The centre is NEFLT’s first inpatient mental health unit for children and young people in the area.

“Had she been in Kent I could have popped in every day. She could have come home on a Saturday afternoon. We could have slowly integrated her back into home life - an hour here, a day there.”

But instead, Ms Oliver says Imogen was very suddenly discharged from the Manchester facility in November, going from 24/7 round-the-clock care, to an hour a week at home with a care coordinator.

“They sent her home with no discharge plan,” she recalls. “I was basically kicked off a cliff. I had to go to work to pay the bills, but she needed 24/7 care.

“The hospital’s argument was they felt she was becoming institutionalised and picking up bad habits.

“They said they thought she’d be better off in the community.

“So she came home in November and she got straight back into bed again. That last year trying to get her help was a whole waste of time. We had to start again.”

Ms Oliver says she was left with no choice but to resign from her job to care for Imogen, who can’t be left on her own, day or night.

The exhausted mother sleeps on a mattress on Imogen’s bedroom floor so she can keep her safe and comfort her when she suffers terrifying hallucinations.

She says she’s in constant crisis mode and admits she’s on her knees, in desperate need of respite.

When Imogen was discharged, the single mum says it became apparent to everyone she needed more care than an hour a week, and she is now on an enhanced treatment plan.

This involves a mental health nurse making two visits a week. She is also under a psychiatrist who is changing her medication

But Ms Oliver says the delays in her care have meant living in a state of flux while Imogen’s mental state has deteriorated.

“We’ve had to fight for everything,” she says.

“You question your own sanity all the time. No one is listening to you.

“Everything is so short-sighted and CAMHS has no services to offer.”

Ms Oliver believes Imogen, now 14, wants to get better, but is so frightened of the vast journey ahead, she feels it is impossible.

The problem is not just a Kent issue, however, with a shortage of beds across the UK.

Cygnet Hospital Godden Green, in Sevenoaks, was shut down in 2020. Picture: Google
Cygnet Hospital Godden Green, in Sevenoaks, was shut down in 2020. Picture: Google

But the county’s situation was made worse in 2020, when a hospital in Sevenoaks for children and adolescents needing inpatient mental health services was shut down.

It followed an unannounced inspection by the Care Quality Commission at Cygnet Hospital Godden Green, which found repeated incidents in which young people suffered harm and injury.

There had been 21 en-suite bedrooms for males and females aged from 12 to 18, spread between two wards.

NEFLT NHS Foundation Trust is responsible for providing Kent and Medway’s child and adolescent mental health services.
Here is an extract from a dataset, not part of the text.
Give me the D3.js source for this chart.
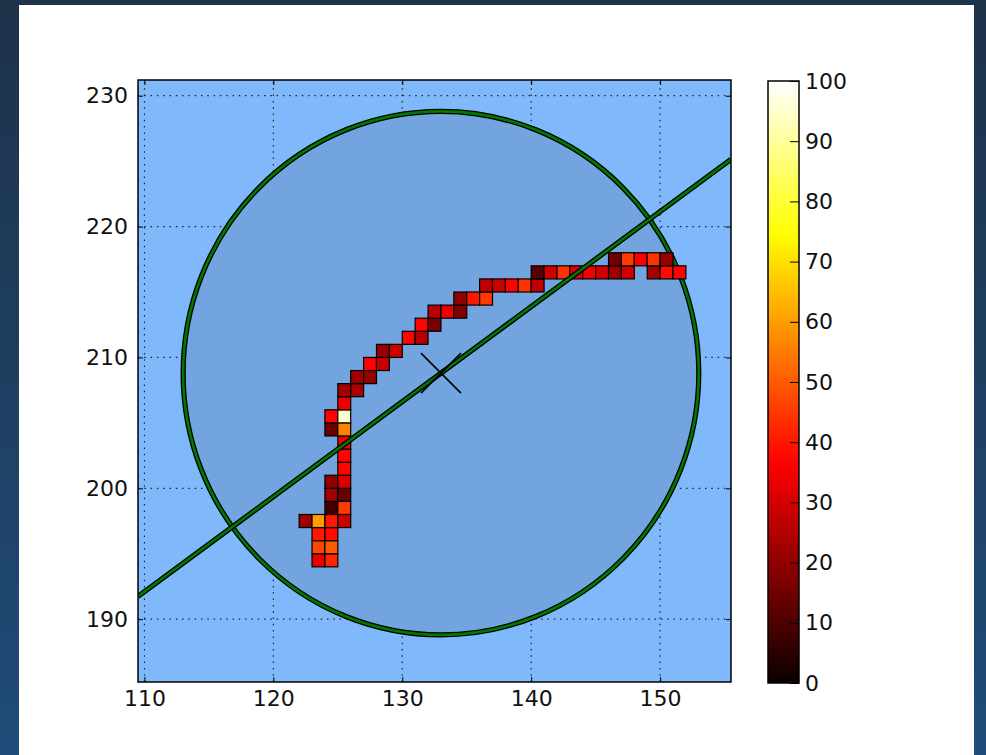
<!DOCTYPE html>
<html>
<head>
<meta charset="utf-8">
<script src="https://cdn.jsdelivr.net/npm/d3@7"></script>
<style>
  html, body { margin: 0; padding: 0; }
  body { width: 986px; height: 755px; overflow: hidden; }
  svg text { font-family: "DejaVu Sans", sans-serif; }
</style>
</head>
<body>
<div id="chart"></div>
<script>
// pixel cells: lower-left corner (x, y) and value
const cellX = [123, 124, 123, 124, 123, 124, 122, 123, 124, 125, 124, 125, 124, 125, 124, 125,
  125, 125, 125, 124, 125, 124, 125, 125, 125, 126, 126, 127, 127, 128, 128, 129,
  130, 131, 131, 132, 132, 133, 134, 134, 135, 136, 136, 137, 138, 139, 140,
  140, 141, 142, 143, 144, 145, 146, 147, 149, 150, 151,
  146, 147, 148, 149, 150];
const cellY = [194, 194, 195, 195, 196, 196, 197, 197, 197, 197, 198, 198, 199, 199, 200, 200,
  201, 202, 203, 204, 204, 205, 205, 206, 207, 207, 208, 208, 209, 209, 210, 210,
  211, 211, 212, 212, 213, 213, 213, 214, 214, 214, 215, 215, 215, 215, 215,
  216, 216, 216, 216, 216, 216, 216, 216, 216, 216, 216,
  217, 217, 217, 217, 217];
const cellValue = [33, 42, 47, 50, 40, 38, 22, 60, 40, 29, 8, 45, 23, 14, 20, 31,
  37, 37, 34, 14, 56, 37, 95, 34, 22, 24, 22, 21, 37, 28, 21, 29,
  37, 25, 37, 17, 26, 34, 18, 20, 40, 45, 27, 29, 37, 44, 27,
  12, 30, 44, 32, 35, 30, 22, 30, 23, 38, 37,
  15, 45, 36, 44, 21];

// fitted circle and line through its centre
const circleCenter = [133, 208.8];
const circleRadius = 20;
const lineSlope = 0.726;

const xTicks = [110, 120, 130, 140, 150];
const yTicks = [190, 200, 210, 220, 230];
const colorTicks = [0, 10, 20, 30, 40, 50, 60, 70, 80, 90, 100];

const W = 986, H = 755;

const svg = d3.select("#chart").append("svg")
  .attr("width", W)
  .attr("height", H);

const defs = svg.append("defs");

// outer background
const bg = defs.append("linearGradient")
  .attr("id", "bg").attr("x1", 0).attr("y1", 0).attr("x2", 0).attr("y2", 1);
bg.append("stop").attr("offset", 0).attr("stop-color", "#1e3249");
bg.append("stop").attr("offset", 1).attr("stop-color", "#1f4c79");
svg.append("rect").attr("width", W).attr("height", H).attr("fill", "url(#bg)");
svg.append("rect").attr("x", 19).attr("y", 5).attr("width", 955).attr("height", 760).attr("fill", "#fff");

// matplotlib "hot"
function hot(t) {
  const c = v => Math.max(0, Math.min(1, v));
  const r = c(0.0416 + 0.9584 * t / 0.365079);
  const g = c((t - 0.365079) / (0.746032 - 0.365079));
  const b = c((t - 0.746032) / (1 - 0.746032));
  return d3.rgb(r * 255, g * 255, b * 255).toString();
}
const color = d3.scaleSequential(hot).domain([0, 100]);

const x = d3.scaleLinear().domain([109.5, 155.5]).range([138, 731]);
const y = d3.scaleLinear().domain([185.2, 231.2]).range([682, 80]);

defs.append("clipPath").attr("id", "plot")
  .append("rect")
  .attr("x", x.range()[0]).attr("y", y.range()[1])
  .attr("width", x.range()[1] - x.range()[0])
  .attr("height", y.range()[0] - y.range()[1]);

svg.append("rect")
  .attr("x", x.range()[0]).attr("y", y.range()[1])
  .attr("width", x.range()[1] - x.range()[0])
  .attr("height", y.range()[0] - y.range()[1])
  .attr("fill", "#80b9fb");

const g = svg.append("g").attr("clip-path", "url(#plot)");

// grid
g.selectAll(".gx").data(xTicks).enter().append("line")
  .attr("x1", d => x(d)).attr("x2", d => x(d))
  .attr("y1", y.range()[0]).attr("y2", y.range()[1])
  .attr("stroke", "#222").attr("stroke-width", 1.2).attr("stroke-dasharray", "1.5,4.8");
g.selectAll(".gy").data(yTicks).enter().append("line")
  .attr("y1", d => y(d)).attr("y2", d => y(d))
  .attr("x1", x.range()[0]).attr("x2", x.range()[1])
  .attr("stroke", "#222").attr("stroke-width", 1.2).attr("stroke-dasharray", "1.5,4.8");

// circle
const ccx = x(circleCenter[0]), ccy = y(circleCenter[1]);
const rx = x(circleCenter[0] + circleRadius) - ccx;
const ry = ccy - y(circleCenter[1] + circleRadius);
g.append("ellipse")
  .attr("cx", ccx).attr("cy", ccy).attr("rx", rx).attr("ry", ry)
  .attr("fill", "#72a5e0")
  .attr("stroke", "#000").attr("stroke-width", 5.2);
g.append("ellipse")
  .attr("cx", ccx).attr("cy", ccy).attr("rx", rx).attr("ry", ry)
  .attr("fill", "none")
  .attr("stroke", "#007800").attr("stroke-width", 2.6);

// cells
g.selectAll(".cell")
  .data(cellValue.map((v, i) => ({ x: cellX[i], y: cellY[i], v })))
  .enter().append("rect")
  .attr("class", "cell")
  .attr("x", d => x(d.x))
  .attr("y", d => y(d.y + 1))
  .attr("width", d => x(d.x + 1) - x(d.x))
  .attr("height", d => y(d.y) - y(d.y + 1))
  .attr("fill", d => color(d.v))
  .attr("stroke", "#000").attr("stroke-width", 1.2);

// line through centre
const lx = x.domain();
const lineY = v => circleCenter[1] + lineSlope * (v - circleCenter[0]);
g.append("line")
  .attr("x1", x(lx[0])).attr("y1", y(lineY(lx[0])))
  .attr("x2", x(lx[1])).attr("y2", y(lineY(lx[1])))
  .attr("stroke", "#000").attr("stroke-width", 5.2);
g.append("line")
  .attr("x1", x(lx[0])).attr("y1", y(lineY(lx[0])))
  .attr("x2", x(lx[1])).attr("y2", y(lineY(lx[1])))
  .attr("stroke", "#007800").attr("stroke-width", 2.6);

// centre marker
const m = 20;
g.append("path")
  .attr("d", `M${ccx - m},${ccy - m}L${ccx + m},${ccy + m}M${ccx - m},${ccy + m}L${ccx + m},${ccy - m}`)
  .attr("stroke", "#000").attr("stroke-width", 1.6).attr("fill", "none");

// axes
function styleAxis(sel) {
  sel.select(".domain").remove();
  sel.selectAll(".tick line").attr("stroke", "#000").attr("stroke-width", 1);
  sel.selectAll("text").attr("font-size", 22).attr("fill", "#111").attr("font-family", "DejaVu Sans");
}
svg.append("g").attr("transform", `translate(0,${y.range()[0]})`)
  .call(d3.axisBottom(x).tickValues(xTicks).tickSizeInner(-5).tickSizeOuter(0).tickPadding(8))
  .call(styleAxis);
svg.append("g").attr("transform", `translate(${x.range()[0]},0)`)
  .call(d3.axisLeft(y).tickValues(yTicks).tickSizeInner(-5).tickSizeOuter(0).tickPadding(10))
  .call(styleAxis);
svg.append("g").attr("transform", `translate(0,${y.range()[1]})`)
  .call(d3.axisTop(x).tickValues(xTicks).tickSizeInner(-5).tickSizeOuter(0).tickFormat(""))
  .call(styleAxis);
svg.append("g").attr("transform", `translate(${x.range()[1]},0)`)
  .call(d3.axisRight(y).tickValues(yTicks).tickSizeInner(-5).tickSizeOuter(0).tickFormat(""))
  .call(styleAxis);

svg.append("rect")
  .attr("x", x.range()[0]).attr("y", y.range()[1])
  .attr("width", x.range()[1] - x.range()[0])
  .attr("height", y.range()[0] - y.range()[1])
  .attr("fill", "none").attr("stroke", "#000").attr("stroke-width", 1.5);

// colorbar
const cbX = 768, cbW = 31;
const cy = d3.scaleLinear().domain([0, 100]).range([683, 81]);
const cg = defs.append("linearGradient")
  .attr("id", "cbar").attr("x1", 0).attr("y1", 1).attr("x2", 0).attr("y2", 0);
cg.selectAll("stop").data(d3.range(0, 1.0001, 0.02)).enter().append("stop")
  .attr("offset", d => d)
  .attr("stop-color", d => hot(d));
svg.append("rect")
  .attr("x", cbX).attr("y", cy(100))
  .attr("width", cbW).attr("height", cy(0) - cy(100))
  .attr("fill", "url(#cbar)");
svg.append("g").attr("transform", `translate(${cbX + cbW},0)`)
  .call(d3.axisRight(cy).tickValues(colorTicks).tickSizeInner(-9).tickSizeOuter(0).tickPadding(6))
  .call(styleAxis);
svg.append("rect")
  .attr("x", cbX).attr("y", cy(100))
  .attr("width", cbW).attr("height", cy(0) - cy(100))
  .attr("fill", "none").attr("stroke", "#000").attr("stroke-width", 1.5);
</script>
</body>
</html>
A spokesman for the trust confirmed there are 11 inpatient beds in Kent. From April 1, this will increase by six, with three general beds and three short-term crisis beds.

At the moment, there are 15 children and young people from Kent placed out of area.

Since the pandemic there has been a significant increase in the need for specialist mental health services for youngsters.

Since October 2021, inpatient mental health beds for children and young people have been commissioned by the Kent and Sussex Provider Collaborative. Kent and Sussex is considered one area in the provider collaborative. Any child placed within the two counties would be considered to be “in area”.

If children are placed outside the area because local units are full, these placements are reviewed regularly with the intention of moving people back to Kent as soon as possible and where appropriate.

A spokesman for the Sussex Partnership NHS Foundation Trust, commenting on behalf of the collaborative, said: “The detail of any discharge plan is determined by individual providers but in general they will involve the child, their family and professionals, will outline the support on offer and include information about managing any changes in mental health and who to contact in a crisis.”